* _Your instructions_: Everything from the line with "Generate a web" down to the line with "283, 285, 288, 290, 295, 300, 304];" below must be printed exactly, those two lines included. Exclude pictures.

* _Extracted records_:
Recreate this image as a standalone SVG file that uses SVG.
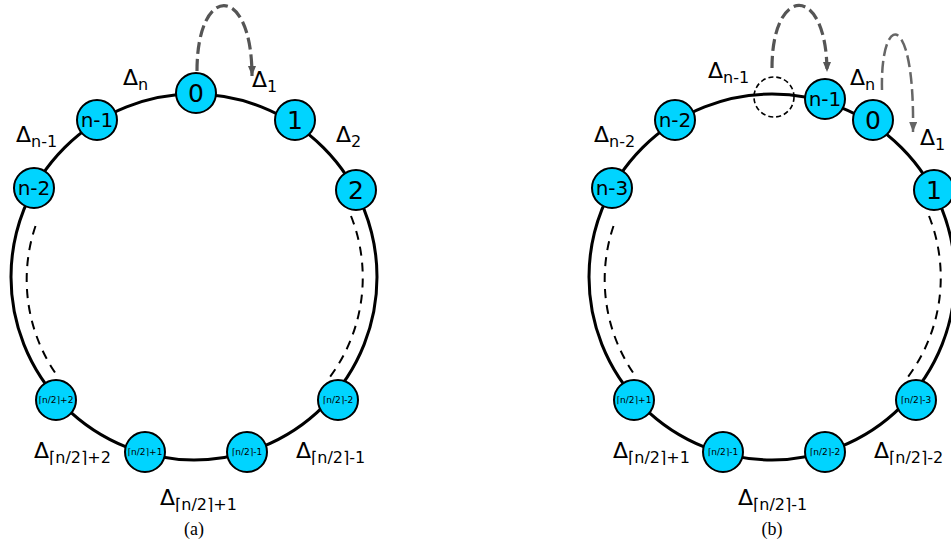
<svg xmlns="http://www.w3.org/2000/svg" width="951" height="543" viewBox="0 0 951 543">
<style>
.ring{fill:none;stroke:#000;stroke-width:3}
.darc{fill:none;stroke:#000;stroke-width:2;stroke-dasharray:9 7}
.node{fill:#00d4ff;stroke:#000;stroke-width:2}
.ghost{fill:none;stroke:#000;stroke-width:1.6;stroke-dasharray:5 3}
.loop{fill:none;stroke:#555;stroke-width:3.2;stroke-dasharray:12 5}
.loop2{fill:none;stroke:#666;stroke-width:2.5;stroke-dasharray:12 5}
.big{font-family:"DejaVu Sans",sans-serif;font-size:25px;text-anchor:middle}
.mid{font-family:"DejaVu Sans",sans-serif;font-size:20px;text-anchor:middle}
.sm{font-family:"DejaVu Sans",sans-serif;font-size:9px;text-anchor:middle}
.lab{font-family:"DejaVu Sans",sans-serif;font-size:22px}
.sub{font-size:16px}
.cap{font-family:"Liberation Serif",serif;font-size:18px;text-anchor:middle}
</style>
<defs>
<marker id="ah" markerUnits="userSpaceOnUse" markerWidth="12" markerHeight="10" refX="10" refY="4" orient="auto">
<path d="M0,0 L10,4 L0,8 Z" fill="#555"/>
</marker>
<marker id="ah2" markerUnits="userSpaceOnUse" markerWidth="12" markerHeight="10" refX="10" refY="4" orient="auto">
<path d="M0,0 L10,4 L0,8 Z" fill="#666"/>
</marker>
</defs>

<g id="connectors">
<circle class="ring" cx="194" cy="277" r="183"/>
<path class="darc" d="M35.5,226 A167,167 0 0 0 58.8,378"/>
<path class="darc" d="M351,216 A167,167 0 0 1 329.2,378"/>
<path class="loop" d="M197,71 C197,-17 252,-17 252,76" marker-end="url(#ah)"/>

<circle class="ring" cx="772" cy="277" r="183"/>
<path class="darc" d="M613.5,226 A167,167 0 0 0 636.8,378"/>
<path class="darc" d="M929,216 A167,167 0 0 1 907.2,378"/>
<path class="loop" d="M772,68 C772,-16 827,-16 827,72" marker-end="url(#ah)"/>
<path class="loop2" d="M882,90 C880,12 915,8 913,132" marker-end="url(#ah2)"/>
</g>

<g id="node-a-0"><circle class="node" cx="196" cy="93" r="20"/><text class="big" x="196" y="102">0</text></g>
<g id="node-a-1"><circle class="node" cx="295" cy="120" r="20"/><text class="big" x="295" y="129">1</text></g>
<g id="node-a-2"><circle class="node" cx="356" cy="190" r="20"/><text class="big" x="356" y="199">2</text></g>
<g id="node-a-n1"><circle class="node" cx="97" cy="120" r="20"/><text class="mid" x="97" y="127">n-1</text></g>
<g id="node-a-n2"><circle class="node" cx="34" cy="188" r="20"/><text class="mid" x="34" y="195">n-2</text></g>
<g id="node-a-h2"><circle class="node" cx="56" cy="400" r="20"/><text class="sm" x="56" y="403">⌈n/2⌉+2</text></g>
<g id="node-a-h1"><circle class="node" cx="145" cy="452" r="20"/><text class="sm" x="145" y="455">⌈n/2⌉+1</text></g>
<g id="node-a-hm1"><circle class="node" cx="247" cy="452" r="20"/><text class="sm" x="247" y="455">⌈n/2⌉-1</text></g>
<g id="node-a-hm2"><circle class="node" cx="338" cy="400" r="20"/><text class="sm" x="338" y="403">⌈n/2⌉-2</text></g>

<g id="node-b-ghost"><circle class="ghost" cx="774" cy="97" r="20"/></g>
<g id="node-b-n1"><circle class="node" cx="825" cy="99" r="20"/><text class="mid" x="825" y="106">n-1</text></g>
<g id="node-b-0"><circle class="node" cx="873" cy="120" r="20"/><text class="big" x="873" y="129">0</text></g>
<g id="node-b-1"><circle class="node" cx="934" cy="190" r="20"/><text class="big" x="934" y="199">1</text></g>
<g id="node-b-n2"><circle class="node" cx="675" cy="120" r="20"/><text class="mid" x="675" y="127">n-2</text></g>
<g id="node-b-n3"><circle class="node" cx="612" cy="188" r="20"/><text class="mid" x="612" y="195">n-3</text></g>
<g id="node-b-h1"><circle class="node" cx="634" cy="400" r="20"/><text class="sm" x="634" y="403">⌈n/2⌉+1</text></g>
<g id="node-b-hm1"><circle class="node" cx="723" cy="452" r="20"/><text class="sm" x="723" y="455">⌈n/2⌉-1</text></g>
<g id="node-b-hm2"><circle class="node" cx="825" cy="452" r="20"/><text class="sm" x="825" y="455">⌈n/2⌉-2</text></g>
<g id="node-b-hm3"><circle class="node" cx="916" cy="400" r="20"/><text class="sm" x="916" y="403">⌈n/2⌉-3</text></g>

<g id="labels">
<text class="lab" x="123" y="85">Δ<tspan class="sub" dy="5">n</tspan></text>
<text class="lab" x="252" y="87">Δ<tspan class="sub" dy="5">1</tspan></text>
<text class="lab" x="336" y="142">Δ<tspan class="sub" dy="5">2</tspan></text>
<text class="lab" x="16" y="142">Δ<tspan class="sub" dy="5">n-1</tspan></text>
<text class="lab" x="34" y="458">Δ<tspan class="sub" dy="5">⌈n/2⌉+2</tspan></text>
<text class="lab" x="160" y="505">Δ<tspan class="sub" dy="5">⌈n/2⌉+1</tspan></text>
<text class="lab" x="296" y="458">Δ<tspan class="sub" dy="5">⌈n/2⌉-1</tspan></text>

<text class="lab" x="708" y="78">Δ<tspan class="sub" dy="5">n-1</tspan></text>
<text class="lab" x="850" y="85">Δ<tspan class="sub" dy="5">n</tspan></text>
<text class="lab" x="920" y="145">Δ<tspan class="sub" dy="5">1</tspan></text>
<text class="lab" x="594" y="142">Δ<tspan class="sub" dy="5">n-2</tspan></text>
<text class="lab" x="613" y="458">Δ<tspan class="sub" dy="5">⌈n/2⌉+1</tspan></text>
<text class="lab" x="738" y="505">Δ<tspan class="sub" dy="5">⌈n/2⌉-1</tspan></text>
<text class="lab" x="874" y="458">Δ<tspan class="sub" dy="5">⌈n/2⌉-2</tspan></text>

<text class="cap" x="194" y="535">(a)</text>
<text class="cap" x="772" y="535">(b)</text>
</g>
</svg>
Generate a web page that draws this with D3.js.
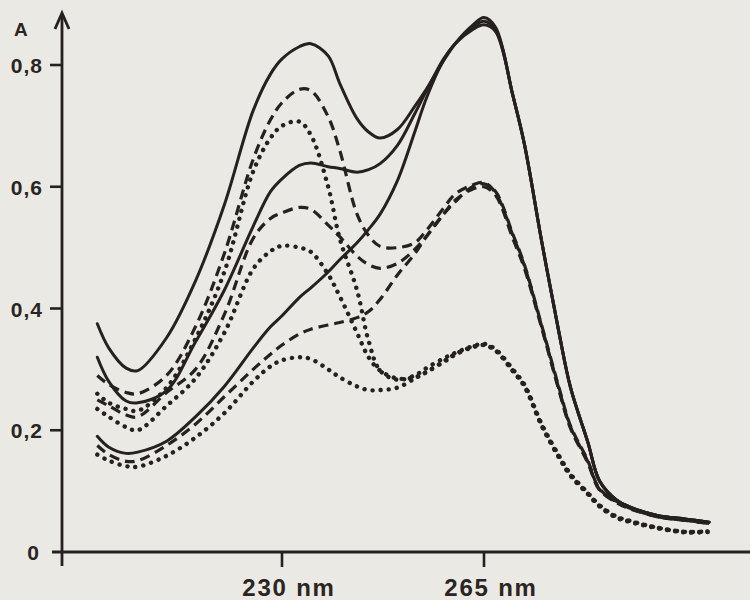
<!DOCTYPE html>
<html>
<head>
<meta charset="utf-8">
<script src="https://cdn.jsdelivr.net/npm/d3@7"></script>
<style>
  html, body { margin: 0; padding: 0; background: #eae9e3; }
  svg { display: block; }
  text { font-family: "Liberation Sans", Arial, sans-serif; font-weight: bold; fill: #2a2522; }
</style>
</head>
<body>
<div id="chart"></div>
<script>
var width = 750,
    height = 600,
    ink = "#262120";

// wavelengths (nm) shared by every spectrum
var wavelengths = [198, 200, 203, 205, 210, 215, 220, 225, 228, 230,
                   233, 235, 238, 240, 243, 245, 247, 250, 253, 255,
                   258, 260, 263, 265, 267, 270, 272, 275, 278, 280,
                   283, 285, 288, 290, 295, 300, 304];

// absorbance, solid curves
var solidHigh = [0.375, 0.335, 0.302, 0.298, 0.352, 0.445, 0.570, 0.725, 0.785, 0.810,
                 0.830, 0.835, 0.815, 0.770, 0.712, 0.690, 0.680, 0.694, 0.732, 0.760,
                 0.807, 0.835, 0.865, 0.878, 0.862, 0.750, 0.670, 0.510, 0.360, 0.270,
                 0.180, 0.117, 0.085, 0.075, 0.060, 0.054, 0.049];
var solidMid  = [0.320, 0.280, 0.248, 0.245, 0.265, 0.345, 0.430, 0.535, 0.592, 0.613,
                 0.635, 0.639, 0.633, 0.630, 0.624, 0.628, 0.638, 0.668, 0.720, 0.757,
                 0.810, 0.835, 0.862, 0.872, 0.858, 0.750, 0.670, 0.510, 0.360, 0.270,
                 0.180, 0.117, 0.085, 0.075, 0.060, 0.054, 0.049];
var solidLow  = [0.190, 0.172, 0.162, 0.164, 0.182, 0.222, 0.272, 0.335, 0.370, 0.388,
                 0.418, 0.434, 0.460, 0.480, 0.508, 0.530, 0.555, 0.610, 0.690, 0.745,
                 0.808, 0.835, 0.858, 0.866, 0.855, 0.750, 0.670, 0.510, 0.360, 0.270,
                 0.180, 0.117, 0.085, 0.075, 0.060, 0.054, 0.049];

// absorbance, dashed curves
var dashHigh  = [0.290, 0.275, 0.262, 0.260, 0.290, 0.370, 0.490, 0.645, 0.710, 0.738,
                 0.760, 0.758, 0.715, 0.660, 0.555, 0.520, 0.502, 0.500, 0.508, 0.528,
                 0.565, 0.588, 0.603, 0.607, 0.590, 0.520, 0.470, 0.370, 0.267, 0.205,
                 0.148, 0.103, 0.082, 0.073, 0.058, 0.052, 0.047];
var dashMid   = [0.250, 0.240, 0.225, 0.222, 0.262, 0.300, 0.390, 0.515, 0.548, 0.557,
                 0.566, 0.563, 0.537, 0.518, 0.486, 0.472, 0.466, 0.474, 0.497, 0.518,
                 0.555, 0.578, 0.596, 0.600, 0.586, 0.515, 0.466, 0.368, 0.265, 0.203,
                 0.146, 0.102, 0.081, 0.072, 0.058, 0.052, 0.047];
var dashLow   = [0.175, 0.160, 0.149, 0.150, 0.175, 0.210, 0.255, 0.300, 0.325, 0.340,
                 0.358, 0.366, 0.373, 0.377, 0.385, 0.395, 0.415, 0.455, 0.490, 0.518,
                 0.555, 0.575, 0.600, 0.605, 0.592, 0.522, 0.472, 0.372, 0.270, 0.207,
                 0.150, 0.104, 0.083, 0.073, 0.058, 0.052, 0.047];

// absorbance, dotted curves
var dotHigh   = [0.260, 0.245, 0.235, 0.232, 0.270, 0.350, 0.460, 0.625, 0.680, 0.700,
                 0.707, 0.685, 0.600, 0.515, 0.430, 0.347, 0.298, 0.283, 0.290, 0.302,
                 0.318, 0.327, 0.338, 0.342, 0.333, 0.300, 0.275, 0.210, 0.158, 0.128,
                 0.097, 0.077, 0.058, 0.052, 0.040, 0.033, 0.034];
var dotMid    = [0.235, 0.222, 0.205, 0.200, 0.240, 0.285, 0.360, 0.465, 0.494, 0.503,
                 0.500, 0.493, 0.456, 0.420, 0.360, 0.320, 0.298, 0.285, 0.287, 0.295,
                 0.313, 0.325, 0.337, 0.340, 0.331, 0.298, 0.273, 0.208, 0.156, 0.126,
                 0.096, 0.076, 0.057, 0.051, 0.040, 0.033, 0.034];
var dotLow    = [0.160, 0.150, 0.141, 0.140, 0.158, 0.188, 0.228, 0.280, 0.305, 0.315,
                 0.320, 0.317, 0.300, 0.287, 0.272, 0.266, 0.266, 0.270, 0.285, 0.296,
                 0.312, 0.324, 0.336, 0.340, 0.331, 0.297, 0.272, 0.207, 0.155, 0.125,
                 0.095, 0.075, 0.056, 0.050, 0.039, 0.032, 0.033];

var yTicks = [0, 0.2, 0.4, 0.6, 0.8];
var yTickLabels = ["0", "0,2", "0,4", "0,6", "0,8"];
var xTicks = [230, 265];
var xTickLabels = ["230 nm", "265 nm"];

var series = [
  {values: solidHigh, style: "solid"},
  {values: solidMid, style: "solid"},
  {values: solidLow, style: "solid"},
  {values: dashHigh, style: "dash"},
  {values: dashMid, style: "dash"},
  {values: dashLow, style: "dash"},
  {values: dotHigh, style: "dot"},
  {values: dotMid, style: "dot"},
  {values: dotLow, style: "dot"}
];

var x0 = 62, y0 = 552;

// 230 nm sits at x=282, 265 nm at x=484
var x = d3.scaleLinear().domain([230, 265]).range([282, 484]);
var y = d3.scaleLinear().domain([0, 0.8]).range([y0, 65]);

var svg = d3.select("#chart").append("svg")
    .attr("width", width)
    .attr("height", height);

svg.append("rect")
    .attr("width", width)
    .attr("height", height)
    .attr("fill", "#eae9e3");

// spectra
var line = d3.line()
    .x(function(d) { return x(d[0]); })
    .y(function(d) { return y(d[1]); })
    .curve(d3.curveCatmullRom.alpha(0.5));

var dashes = {solid: null, dash: "10 6", dot: "0.1 8"};
var widths = {solid: 3, dash: 3.2, dot: 4.4};

svg.append("g")
  .selectAll("path")
    .data(series)
  .enter().append("path")
    .attr("d", function(s) {
      return line(wavelengths.map(function(w, i) { return [w, s.values[i]]; }));
    })
    .attr("fill", "none")
    .attr("stroke", ink)
    .attr("stroke-width", function(s) { return widths[s.style]; })
    .attr("stroke-linecap", function(s) { return s.style === "dash" ? "butt" : "round"; })
    .attr("stroke-linejoin", "round")
    .attr("stroke-dasharray", function(s) { return dashes[s.style]; });

// axes
svg.append("line")
    .attr("x1", 52).attr("x2", width)
    .attr("y1", y0).attr("y2", y0)
    .attr("stroke", ink).attr("stroke-width", 2.8);

svg.append("line")
    .attr("x1", x0).attr("x2", x0)
    .attr("y1", 14).attr("y2", 566)
    .attr("stroke", ink).attr("stroke-width", 2.8);

svg.append("path")
    .attr("d", "M55,29L" + x0 + ",13L69,29")
    .attr("fill", "none")
    .attr("stroke", ink)
    .attr("stroke-width", 2.8)
    .attr("stroke-linejoin", "miter");

var yAxis = svg.append("g");
yAxis.selectAll("line")
    .data(yTicks.slice(1))
  .enter().append("line")
    .attr("x1", 50).attr("x2", x0)
    .attr("y1", function(d) { return y(d); })
    .attr("y2", function(d) { return y(d); })
    .attr("stroke", ink).attr("stroke-width", 2.6);

yAxis.selectAll("text")
    .data(yTicks)
  .enter().append("text")
    .attr("x", function(d) { return d === 0 ? 40 : 43; })
    .attr("y", function(d) { return y(d) + 8; })
    .attr("text-anchor", "end")
    .style("font-size", "21px")
    .style("letter-spacing", "1px")
    .text(function(d, i) { return yTickLabels[i]; });

var xAxis = svg.append("g");
xAxis.selectAll("line")
    .data(xTicks)
  .enter().append("line")
    .attr("x1", function(d) { return x(d); })
    .attr("x2", function(d) { return x(d); })
    .attr("y1", y0).attr("y2", 567)
    .attr("stroke", ink).attr("stroke-width", 2.6);

xAxis.selectAll("text")
    .data(xTicks)
  .enter().append("text")
    .attr("x", function(d) { return x(d) + 7; })
    .attr("y", 596)
    .attr("text-anchor", "middle")
    .style("font-size", "24px")
    .style("letter-spacing", "1.8px")
    .text(function(d, i) { return xTickLabels[i]; });

svg.append("text")
    .attr("x", 14)
    .attr("y", 36)
    .style("font-size", "19px")
    .text("A");
</script>
</body>
</html>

* _Exercise result_:
Generate a web page that draws this with D3.js.
<!DOCTYPE html>
<html>
<head>
<meta charset="utf-8">
<script src="https://cdn.jsdelivr.net/npm/d3@7"></script>
<style>
  html, body { margin: 0; padding: 0; background: #eae9e3; }
  svg { display: block; }
  text { font-family: "Liberation Sans", Arial, sans-serif; font-weight: bold; fill: #2a2522; }
</style>
</head>
<body>
<div id="chart"></div>
<script>
var width = 750,
    height = 600,
    ink = "#262120";

// wavelengths (nm) shared by every spectrum
var wavelengths = [198, 200, 203, 205, 210, 215, 220, 225, 228, 230,
                   233, 235, 238, 240, 243, 245, 247, 250, 253, 255,
                   258, 260, 263, 265, 267, 270, 272, 275, 278, 280,
                   283, 285, 288, 290, 295, 300, 304];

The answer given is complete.